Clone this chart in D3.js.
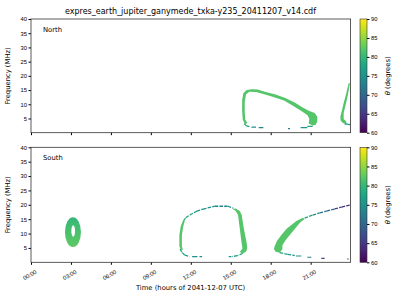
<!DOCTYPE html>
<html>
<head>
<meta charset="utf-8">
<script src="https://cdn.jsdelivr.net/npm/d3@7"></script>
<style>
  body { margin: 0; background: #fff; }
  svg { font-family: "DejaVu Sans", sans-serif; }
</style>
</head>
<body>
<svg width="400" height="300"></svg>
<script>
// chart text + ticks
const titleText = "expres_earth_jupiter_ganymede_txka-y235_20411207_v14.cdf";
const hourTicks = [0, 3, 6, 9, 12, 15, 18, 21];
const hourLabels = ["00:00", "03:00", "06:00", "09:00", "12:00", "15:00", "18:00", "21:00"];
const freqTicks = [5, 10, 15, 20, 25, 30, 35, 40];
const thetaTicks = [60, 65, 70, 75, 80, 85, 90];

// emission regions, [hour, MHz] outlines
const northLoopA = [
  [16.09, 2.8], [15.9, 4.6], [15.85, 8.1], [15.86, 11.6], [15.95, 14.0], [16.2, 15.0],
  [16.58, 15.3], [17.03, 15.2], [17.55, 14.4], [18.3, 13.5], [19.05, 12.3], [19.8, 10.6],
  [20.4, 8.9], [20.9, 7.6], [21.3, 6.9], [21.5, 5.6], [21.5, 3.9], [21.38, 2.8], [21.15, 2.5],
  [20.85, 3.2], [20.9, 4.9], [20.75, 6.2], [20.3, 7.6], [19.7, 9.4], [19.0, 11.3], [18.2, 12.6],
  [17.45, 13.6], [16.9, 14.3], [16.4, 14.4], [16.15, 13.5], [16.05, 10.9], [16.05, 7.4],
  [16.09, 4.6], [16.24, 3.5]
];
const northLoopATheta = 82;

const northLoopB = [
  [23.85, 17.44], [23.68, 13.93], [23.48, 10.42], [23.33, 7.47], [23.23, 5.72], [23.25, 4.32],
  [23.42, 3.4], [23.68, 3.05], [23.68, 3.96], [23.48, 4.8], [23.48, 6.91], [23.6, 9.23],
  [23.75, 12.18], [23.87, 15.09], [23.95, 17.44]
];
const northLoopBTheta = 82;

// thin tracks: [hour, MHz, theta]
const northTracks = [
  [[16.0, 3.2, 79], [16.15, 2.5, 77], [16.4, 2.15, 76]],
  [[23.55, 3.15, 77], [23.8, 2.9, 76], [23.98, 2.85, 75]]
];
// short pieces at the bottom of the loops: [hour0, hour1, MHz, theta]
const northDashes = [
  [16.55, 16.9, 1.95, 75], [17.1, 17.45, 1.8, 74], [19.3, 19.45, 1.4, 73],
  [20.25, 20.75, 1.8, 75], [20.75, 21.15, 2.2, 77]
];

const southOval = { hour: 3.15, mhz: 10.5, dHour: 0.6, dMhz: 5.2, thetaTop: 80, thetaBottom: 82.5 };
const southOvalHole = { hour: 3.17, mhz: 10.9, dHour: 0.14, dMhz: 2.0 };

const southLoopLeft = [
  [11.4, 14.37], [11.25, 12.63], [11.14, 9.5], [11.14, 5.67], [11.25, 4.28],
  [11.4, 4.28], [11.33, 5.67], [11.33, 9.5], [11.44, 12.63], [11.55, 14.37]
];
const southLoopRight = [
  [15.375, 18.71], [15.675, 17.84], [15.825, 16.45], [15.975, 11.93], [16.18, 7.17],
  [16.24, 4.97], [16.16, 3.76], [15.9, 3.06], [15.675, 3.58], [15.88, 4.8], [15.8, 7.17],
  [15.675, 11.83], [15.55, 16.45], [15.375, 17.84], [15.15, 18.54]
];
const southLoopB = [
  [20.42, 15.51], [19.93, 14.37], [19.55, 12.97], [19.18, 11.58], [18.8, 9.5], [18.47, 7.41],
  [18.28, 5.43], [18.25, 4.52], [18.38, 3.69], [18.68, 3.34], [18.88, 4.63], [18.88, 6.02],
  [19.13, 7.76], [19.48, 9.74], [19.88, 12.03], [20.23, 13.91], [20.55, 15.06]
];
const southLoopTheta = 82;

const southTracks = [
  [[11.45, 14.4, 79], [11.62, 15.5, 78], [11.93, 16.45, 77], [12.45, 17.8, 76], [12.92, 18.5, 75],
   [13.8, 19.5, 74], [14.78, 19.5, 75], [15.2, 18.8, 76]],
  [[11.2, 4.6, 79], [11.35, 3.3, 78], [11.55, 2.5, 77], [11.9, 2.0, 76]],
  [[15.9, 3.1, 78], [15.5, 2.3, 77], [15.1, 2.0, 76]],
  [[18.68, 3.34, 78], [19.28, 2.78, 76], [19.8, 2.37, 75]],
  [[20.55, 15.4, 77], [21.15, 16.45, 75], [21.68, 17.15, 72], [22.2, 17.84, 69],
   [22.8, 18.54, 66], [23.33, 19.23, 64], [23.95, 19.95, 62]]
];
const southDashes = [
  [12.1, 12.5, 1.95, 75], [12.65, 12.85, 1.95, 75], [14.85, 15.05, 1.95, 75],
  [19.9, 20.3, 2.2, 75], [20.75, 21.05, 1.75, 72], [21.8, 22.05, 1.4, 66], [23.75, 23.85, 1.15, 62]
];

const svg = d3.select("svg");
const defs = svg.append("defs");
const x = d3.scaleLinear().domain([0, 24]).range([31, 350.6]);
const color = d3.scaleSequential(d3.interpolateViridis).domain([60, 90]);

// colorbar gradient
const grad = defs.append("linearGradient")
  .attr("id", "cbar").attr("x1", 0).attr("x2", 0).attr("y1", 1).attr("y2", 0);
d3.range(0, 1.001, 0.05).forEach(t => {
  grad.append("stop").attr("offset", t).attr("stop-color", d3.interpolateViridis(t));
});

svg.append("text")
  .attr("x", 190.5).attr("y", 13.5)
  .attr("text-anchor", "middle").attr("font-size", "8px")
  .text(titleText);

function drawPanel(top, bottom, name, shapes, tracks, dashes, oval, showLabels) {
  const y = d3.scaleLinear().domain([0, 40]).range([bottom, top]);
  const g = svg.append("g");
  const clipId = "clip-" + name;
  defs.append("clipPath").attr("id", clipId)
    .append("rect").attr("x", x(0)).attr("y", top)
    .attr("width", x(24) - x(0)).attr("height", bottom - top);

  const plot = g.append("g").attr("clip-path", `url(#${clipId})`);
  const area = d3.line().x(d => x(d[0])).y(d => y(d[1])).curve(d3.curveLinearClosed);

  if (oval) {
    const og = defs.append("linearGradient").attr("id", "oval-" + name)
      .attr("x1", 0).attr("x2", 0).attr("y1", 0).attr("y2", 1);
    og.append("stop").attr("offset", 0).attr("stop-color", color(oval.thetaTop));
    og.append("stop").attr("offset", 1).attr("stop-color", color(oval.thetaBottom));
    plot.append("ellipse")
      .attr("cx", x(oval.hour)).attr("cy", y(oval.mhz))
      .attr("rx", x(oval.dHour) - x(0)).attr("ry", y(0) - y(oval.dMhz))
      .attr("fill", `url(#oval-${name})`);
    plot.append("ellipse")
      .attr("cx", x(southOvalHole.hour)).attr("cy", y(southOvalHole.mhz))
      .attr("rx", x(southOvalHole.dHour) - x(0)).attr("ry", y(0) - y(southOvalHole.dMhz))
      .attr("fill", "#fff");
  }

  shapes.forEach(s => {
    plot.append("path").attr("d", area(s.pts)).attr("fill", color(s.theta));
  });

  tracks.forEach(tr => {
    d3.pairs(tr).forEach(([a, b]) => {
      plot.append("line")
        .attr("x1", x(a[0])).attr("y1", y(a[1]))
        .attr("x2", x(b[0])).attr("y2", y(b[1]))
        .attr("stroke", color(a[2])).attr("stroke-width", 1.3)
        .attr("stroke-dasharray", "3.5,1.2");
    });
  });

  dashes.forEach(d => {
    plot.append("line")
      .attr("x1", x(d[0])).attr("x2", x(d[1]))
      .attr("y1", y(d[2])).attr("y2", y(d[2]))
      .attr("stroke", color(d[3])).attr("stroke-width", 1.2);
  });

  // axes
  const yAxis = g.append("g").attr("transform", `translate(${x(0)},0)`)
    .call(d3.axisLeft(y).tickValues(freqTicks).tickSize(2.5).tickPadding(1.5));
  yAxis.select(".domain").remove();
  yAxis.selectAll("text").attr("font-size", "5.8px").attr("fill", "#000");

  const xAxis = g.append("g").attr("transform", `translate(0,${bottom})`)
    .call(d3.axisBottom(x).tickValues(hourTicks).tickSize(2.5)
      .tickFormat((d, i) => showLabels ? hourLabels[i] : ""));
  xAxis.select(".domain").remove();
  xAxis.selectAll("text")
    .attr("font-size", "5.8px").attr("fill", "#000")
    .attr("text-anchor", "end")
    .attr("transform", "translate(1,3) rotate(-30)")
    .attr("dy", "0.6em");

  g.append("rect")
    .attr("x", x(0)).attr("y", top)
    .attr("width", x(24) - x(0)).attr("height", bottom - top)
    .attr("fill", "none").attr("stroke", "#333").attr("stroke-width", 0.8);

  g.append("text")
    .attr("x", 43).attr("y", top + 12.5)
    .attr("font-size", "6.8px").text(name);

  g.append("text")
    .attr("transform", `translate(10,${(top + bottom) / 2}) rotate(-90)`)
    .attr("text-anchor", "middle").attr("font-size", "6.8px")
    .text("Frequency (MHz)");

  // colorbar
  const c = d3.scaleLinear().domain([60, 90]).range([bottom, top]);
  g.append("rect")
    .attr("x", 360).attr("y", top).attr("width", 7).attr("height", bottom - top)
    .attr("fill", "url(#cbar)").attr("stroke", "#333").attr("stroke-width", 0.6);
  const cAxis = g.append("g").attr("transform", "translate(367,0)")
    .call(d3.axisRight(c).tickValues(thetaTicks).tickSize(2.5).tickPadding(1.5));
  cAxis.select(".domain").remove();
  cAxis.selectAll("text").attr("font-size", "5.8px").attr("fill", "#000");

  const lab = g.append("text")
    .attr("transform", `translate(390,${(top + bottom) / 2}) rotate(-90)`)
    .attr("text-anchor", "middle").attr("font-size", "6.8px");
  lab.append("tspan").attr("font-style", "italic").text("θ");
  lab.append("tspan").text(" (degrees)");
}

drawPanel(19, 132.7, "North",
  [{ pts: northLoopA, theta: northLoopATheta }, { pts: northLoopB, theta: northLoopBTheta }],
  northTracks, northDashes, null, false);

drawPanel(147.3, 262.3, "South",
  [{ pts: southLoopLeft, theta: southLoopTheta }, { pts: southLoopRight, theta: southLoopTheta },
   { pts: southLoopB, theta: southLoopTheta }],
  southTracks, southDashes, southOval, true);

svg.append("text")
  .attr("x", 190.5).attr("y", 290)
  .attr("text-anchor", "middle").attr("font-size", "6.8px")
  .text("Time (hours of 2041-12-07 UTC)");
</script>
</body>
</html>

☆ ☆ ☆

**Task to complete**:
Only the lines from the top of the data through the line with "const thetaTicks = [60, 65, 70, 75, 80, 85, 90];" should be quoted, exactly and with both ends kept; skip the pictures.

**Task solution**:
Clone this chart in D3.js.
<!DOCTYPE html>
<html>
<head>
<meta charset="utf-8">
<script src="https://cdn.jsdelivr.net/npm/d3@7"></script>
<style>
  body { margin: 0; background: #fff; }
  svg { font-family: "DejaVu Sans", sans-serif; }
</style>
</head>
<body>
<svg width="400" height="300"></svg>
<script>
// chart text + ticks
const titleText = "expres_earth_jupiter_ganymede_txka-y235_20411207_v14.cdf";
const hourTicks = [0, 3, 6, 9, 12, 15, 18, 21];
const hourLabels = ["00:00", "03:00", "06:00", "09:00", "12:00", "15:00", "18:00", "21:00"];
const freqTicks = [5, 10, 15, 20, 25, 30, 35, 40];
const thetaTicks = [60, 65, 70, 75, 80, 85, 90];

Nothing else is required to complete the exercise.